Leaving out every picture, copy the lines of the data exactly, from the first through the line containing "var massLo = 2206.46, massHi".

--- Start of Listing ---

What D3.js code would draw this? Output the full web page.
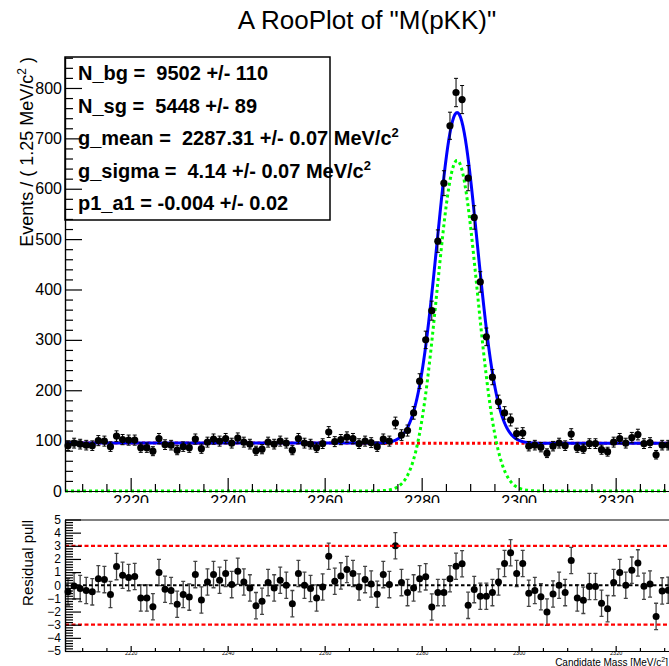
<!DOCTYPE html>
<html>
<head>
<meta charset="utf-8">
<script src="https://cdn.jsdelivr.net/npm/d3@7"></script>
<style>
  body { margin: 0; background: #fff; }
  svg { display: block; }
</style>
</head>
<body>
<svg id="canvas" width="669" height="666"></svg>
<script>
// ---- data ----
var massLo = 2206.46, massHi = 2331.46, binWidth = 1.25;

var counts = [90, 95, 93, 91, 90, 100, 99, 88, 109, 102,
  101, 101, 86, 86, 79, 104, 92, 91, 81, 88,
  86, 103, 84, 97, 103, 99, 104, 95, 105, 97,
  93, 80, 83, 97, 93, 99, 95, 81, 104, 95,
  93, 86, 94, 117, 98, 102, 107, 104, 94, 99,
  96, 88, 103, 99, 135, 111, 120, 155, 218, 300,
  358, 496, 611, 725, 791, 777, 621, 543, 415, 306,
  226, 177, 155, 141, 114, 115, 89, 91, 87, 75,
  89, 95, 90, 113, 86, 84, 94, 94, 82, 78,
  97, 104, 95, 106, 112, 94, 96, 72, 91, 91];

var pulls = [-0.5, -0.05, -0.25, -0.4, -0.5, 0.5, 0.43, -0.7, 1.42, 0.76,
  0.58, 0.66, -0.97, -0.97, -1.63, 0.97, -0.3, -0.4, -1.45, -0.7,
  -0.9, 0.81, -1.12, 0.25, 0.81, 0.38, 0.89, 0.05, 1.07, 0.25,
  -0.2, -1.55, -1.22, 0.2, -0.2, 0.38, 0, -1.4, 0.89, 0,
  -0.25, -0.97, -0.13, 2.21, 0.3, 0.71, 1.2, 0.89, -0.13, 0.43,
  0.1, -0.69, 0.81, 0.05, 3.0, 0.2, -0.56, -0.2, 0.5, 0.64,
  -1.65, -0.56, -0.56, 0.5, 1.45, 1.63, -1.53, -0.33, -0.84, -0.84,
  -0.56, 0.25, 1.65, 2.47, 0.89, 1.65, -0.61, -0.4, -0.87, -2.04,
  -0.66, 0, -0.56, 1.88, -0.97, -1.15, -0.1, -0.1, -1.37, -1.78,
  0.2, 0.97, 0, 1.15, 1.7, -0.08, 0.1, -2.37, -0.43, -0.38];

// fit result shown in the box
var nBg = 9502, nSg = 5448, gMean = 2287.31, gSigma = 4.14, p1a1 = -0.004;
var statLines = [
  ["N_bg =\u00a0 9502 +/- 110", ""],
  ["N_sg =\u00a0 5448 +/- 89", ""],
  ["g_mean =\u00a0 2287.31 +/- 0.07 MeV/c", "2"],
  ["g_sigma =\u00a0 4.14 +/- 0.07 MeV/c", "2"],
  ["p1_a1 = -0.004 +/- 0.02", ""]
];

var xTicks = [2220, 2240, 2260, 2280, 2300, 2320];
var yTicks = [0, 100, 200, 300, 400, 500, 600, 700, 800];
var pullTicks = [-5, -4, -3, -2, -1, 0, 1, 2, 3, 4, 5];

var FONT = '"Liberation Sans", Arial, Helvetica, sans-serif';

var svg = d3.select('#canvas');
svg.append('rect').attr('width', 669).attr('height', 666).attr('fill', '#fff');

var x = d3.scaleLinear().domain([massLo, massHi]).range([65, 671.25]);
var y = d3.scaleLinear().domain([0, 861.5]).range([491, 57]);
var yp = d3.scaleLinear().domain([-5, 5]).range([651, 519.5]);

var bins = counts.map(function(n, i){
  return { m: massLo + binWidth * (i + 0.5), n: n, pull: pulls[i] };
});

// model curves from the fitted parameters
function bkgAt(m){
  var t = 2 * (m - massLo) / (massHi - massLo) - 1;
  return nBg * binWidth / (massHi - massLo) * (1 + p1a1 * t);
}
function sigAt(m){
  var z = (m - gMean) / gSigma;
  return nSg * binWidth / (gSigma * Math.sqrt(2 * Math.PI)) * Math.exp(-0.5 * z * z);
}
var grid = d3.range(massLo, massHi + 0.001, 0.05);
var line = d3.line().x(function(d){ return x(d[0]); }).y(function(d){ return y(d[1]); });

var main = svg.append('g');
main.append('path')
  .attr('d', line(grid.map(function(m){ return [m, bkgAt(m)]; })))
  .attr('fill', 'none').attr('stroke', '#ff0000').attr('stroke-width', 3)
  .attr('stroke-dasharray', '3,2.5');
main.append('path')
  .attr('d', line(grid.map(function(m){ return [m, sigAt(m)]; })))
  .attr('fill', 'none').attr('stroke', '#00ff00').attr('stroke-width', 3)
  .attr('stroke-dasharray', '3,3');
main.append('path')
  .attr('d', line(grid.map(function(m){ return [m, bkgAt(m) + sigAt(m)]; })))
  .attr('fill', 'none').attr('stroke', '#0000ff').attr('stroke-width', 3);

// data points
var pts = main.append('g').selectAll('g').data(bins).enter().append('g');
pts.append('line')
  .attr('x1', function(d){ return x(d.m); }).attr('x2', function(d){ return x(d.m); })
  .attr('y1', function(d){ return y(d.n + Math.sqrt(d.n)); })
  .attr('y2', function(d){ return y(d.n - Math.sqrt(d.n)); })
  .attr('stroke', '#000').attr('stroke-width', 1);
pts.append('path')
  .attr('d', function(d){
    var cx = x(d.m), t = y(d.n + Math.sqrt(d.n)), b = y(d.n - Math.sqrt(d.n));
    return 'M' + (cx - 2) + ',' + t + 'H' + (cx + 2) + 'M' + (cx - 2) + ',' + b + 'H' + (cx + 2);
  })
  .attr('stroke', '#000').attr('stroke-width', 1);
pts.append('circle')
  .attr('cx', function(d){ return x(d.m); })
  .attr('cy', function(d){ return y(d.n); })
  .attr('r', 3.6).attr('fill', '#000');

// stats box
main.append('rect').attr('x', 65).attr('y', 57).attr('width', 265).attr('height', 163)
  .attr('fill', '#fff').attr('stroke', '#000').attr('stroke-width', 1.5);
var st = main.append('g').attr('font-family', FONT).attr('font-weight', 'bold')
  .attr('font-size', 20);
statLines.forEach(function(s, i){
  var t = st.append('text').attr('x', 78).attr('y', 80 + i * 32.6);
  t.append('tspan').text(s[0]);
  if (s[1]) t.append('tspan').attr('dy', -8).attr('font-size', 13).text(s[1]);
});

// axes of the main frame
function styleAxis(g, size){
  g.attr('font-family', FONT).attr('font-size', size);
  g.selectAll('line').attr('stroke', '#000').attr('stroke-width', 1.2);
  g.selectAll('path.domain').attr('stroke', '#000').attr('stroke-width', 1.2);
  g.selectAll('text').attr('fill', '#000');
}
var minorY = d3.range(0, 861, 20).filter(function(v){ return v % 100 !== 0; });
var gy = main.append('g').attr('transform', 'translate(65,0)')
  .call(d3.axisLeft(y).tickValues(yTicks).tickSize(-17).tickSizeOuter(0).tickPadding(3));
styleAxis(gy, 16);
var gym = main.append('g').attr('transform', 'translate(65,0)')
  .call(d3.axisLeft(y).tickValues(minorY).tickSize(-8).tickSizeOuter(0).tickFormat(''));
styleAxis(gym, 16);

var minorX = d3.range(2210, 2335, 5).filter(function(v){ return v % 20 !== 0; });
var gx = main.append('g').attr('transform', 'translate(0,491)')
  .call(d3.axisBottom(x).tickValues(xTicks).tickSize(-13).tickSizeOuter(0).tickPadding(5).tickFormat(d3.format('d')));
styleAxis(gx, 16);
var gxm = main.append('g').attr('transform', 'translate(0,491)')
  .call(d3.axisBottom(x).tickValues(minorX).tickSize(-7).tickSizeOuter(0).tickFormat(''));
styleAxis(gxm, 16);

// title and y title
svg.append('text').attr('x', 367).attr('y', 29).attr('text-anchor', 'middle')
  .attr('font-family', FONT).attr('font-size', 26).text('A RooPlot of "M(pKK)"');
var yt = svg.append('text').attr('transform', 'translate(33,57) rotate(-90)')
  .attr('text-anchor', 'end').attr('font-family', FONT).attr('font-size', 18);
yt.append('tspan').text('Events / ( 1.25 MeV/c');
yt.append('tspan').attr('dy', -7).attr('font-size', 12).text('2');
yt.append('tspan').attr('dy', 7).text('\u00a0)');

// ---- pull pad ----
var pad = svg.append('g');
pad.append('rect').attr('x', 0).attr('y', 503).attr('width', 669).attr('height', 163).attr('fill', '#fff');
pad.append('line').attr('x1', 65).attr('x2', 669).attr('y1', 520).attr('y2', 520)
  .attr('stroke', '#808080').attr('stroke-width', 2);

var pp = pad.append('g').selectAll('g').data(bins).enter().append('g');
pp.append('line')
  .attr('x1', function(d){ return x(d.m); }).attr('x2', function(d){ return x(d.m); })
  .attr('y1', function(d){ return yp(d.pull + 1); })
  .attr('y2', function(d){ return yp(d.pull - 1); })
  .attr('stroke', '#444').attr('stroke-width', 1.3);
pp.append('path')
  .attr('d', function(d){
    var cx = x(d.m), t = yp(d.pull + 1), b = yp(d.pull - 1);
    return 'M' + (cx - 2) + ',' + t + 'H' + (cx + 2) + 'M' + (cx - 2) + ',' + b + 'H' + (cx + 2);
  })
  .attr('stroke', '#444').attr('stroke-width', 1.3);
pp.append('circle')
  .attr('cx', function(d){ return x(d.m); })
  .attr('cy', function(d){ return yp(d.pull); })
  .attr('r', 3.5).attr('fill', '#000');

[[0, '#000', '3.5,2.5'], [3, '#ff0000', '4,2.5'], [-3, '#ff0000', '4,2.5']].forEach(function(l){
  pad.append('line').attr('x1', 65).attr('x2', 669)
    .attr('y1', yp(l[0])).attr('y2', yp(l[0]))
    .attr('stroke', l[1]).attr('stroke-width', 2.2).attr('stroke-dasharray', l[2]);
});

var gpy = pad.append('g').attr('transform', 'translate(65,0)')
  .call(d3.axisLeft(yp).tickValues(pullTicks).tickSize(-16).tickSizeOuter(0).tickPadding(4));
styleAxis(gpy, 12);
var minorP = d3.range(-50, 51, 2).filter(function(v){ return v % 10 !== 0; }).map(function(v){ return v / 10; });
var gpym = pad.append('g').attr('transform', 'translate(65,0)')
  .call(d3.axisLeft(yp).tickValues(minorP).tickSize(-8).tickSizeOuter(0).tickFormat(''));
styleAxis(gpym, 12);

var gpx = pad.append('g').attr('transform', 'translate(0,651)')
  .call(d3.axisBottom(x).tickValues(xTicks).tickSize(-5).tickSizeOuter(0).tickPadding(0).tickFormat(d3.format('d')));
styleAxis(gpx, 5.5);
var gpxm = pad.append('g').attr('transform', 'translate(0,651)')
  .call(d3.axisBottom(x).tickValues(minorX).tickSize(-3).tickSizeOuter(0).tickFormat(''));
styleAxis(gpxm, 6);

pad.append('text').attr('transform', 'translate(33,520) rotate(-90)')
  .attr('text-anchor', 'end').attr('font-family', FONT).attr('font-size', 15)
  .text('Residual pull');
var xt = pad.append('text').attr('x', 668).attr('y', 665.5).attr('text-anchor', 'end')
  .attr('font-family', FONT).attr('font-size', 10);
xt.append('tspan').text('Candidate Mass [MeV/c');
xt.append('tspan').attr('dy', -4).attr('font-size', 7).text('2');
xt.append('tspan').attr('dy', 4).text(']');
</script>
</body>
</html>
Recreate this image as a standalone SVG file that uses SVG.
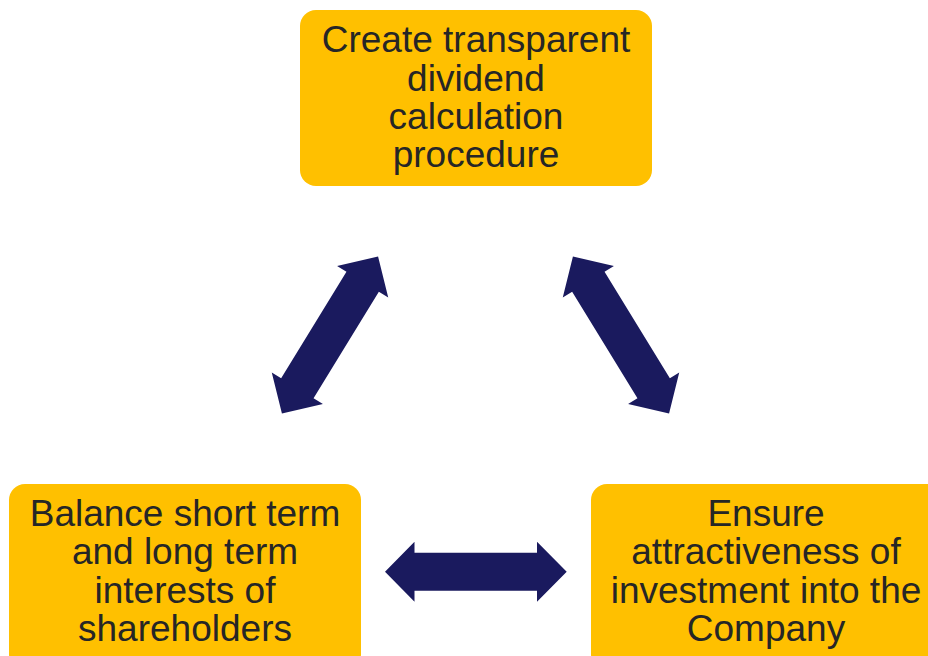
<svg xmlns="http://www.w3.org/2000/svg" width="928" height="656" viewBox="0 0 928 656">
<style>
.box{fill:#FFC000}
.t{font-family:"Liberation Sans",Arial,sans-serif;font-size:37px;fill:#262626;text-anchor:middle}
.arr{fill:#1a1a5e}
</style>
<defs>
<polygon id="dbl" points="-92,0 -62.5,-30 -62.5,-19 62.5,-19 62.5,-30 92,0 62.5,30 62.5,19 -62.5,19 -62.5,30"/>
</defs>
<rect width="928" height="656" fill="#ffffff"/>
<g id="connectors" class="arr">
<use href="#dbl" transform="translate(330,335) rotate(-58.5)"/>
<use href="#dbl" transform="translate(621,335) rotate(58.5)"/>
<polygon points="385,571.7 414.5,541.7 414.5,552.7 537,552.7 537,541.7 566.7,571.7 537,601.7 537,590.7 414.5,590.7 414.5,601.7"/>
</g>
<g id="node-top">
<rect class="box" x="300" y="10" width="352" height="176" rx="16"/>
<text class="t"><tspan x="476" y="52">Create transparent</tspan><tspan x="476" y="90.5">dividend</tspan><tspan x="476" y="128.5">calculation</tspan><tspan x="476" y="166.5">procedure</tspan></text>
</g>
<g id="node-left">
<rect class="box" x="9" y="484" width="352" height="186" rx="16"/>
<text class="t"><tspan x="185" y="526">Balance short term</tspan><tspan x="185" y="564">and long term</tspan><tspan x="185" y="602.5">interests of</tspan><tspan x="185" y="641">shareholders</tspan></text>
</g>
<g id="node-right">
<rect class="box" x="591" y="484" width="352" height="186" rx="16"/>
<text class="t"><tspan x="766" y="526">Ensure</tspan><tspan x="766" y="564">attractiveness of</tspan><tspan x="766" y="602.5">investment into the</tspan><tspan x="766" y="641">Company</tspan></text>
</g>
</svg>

--- End of Listing ---

— Output of the task —
What D3.js code would draw this? Output the full web page.
<!DOCTYPE html>
<html>
<head>
<meta charset="utf-8">
<script src="https://cdn.jsdelivr.net/npm/d3@7"></script>
<style>
  body { margin: 0; background: #fff; }
  svg { display: block; }
</style>
</head>
<body>
<svg id="canvas" width="669" height="666"></svg>
<script>
// ---- data ----
var massLo = 2206.46, massHi = 2331.46, binWidth = 1.25;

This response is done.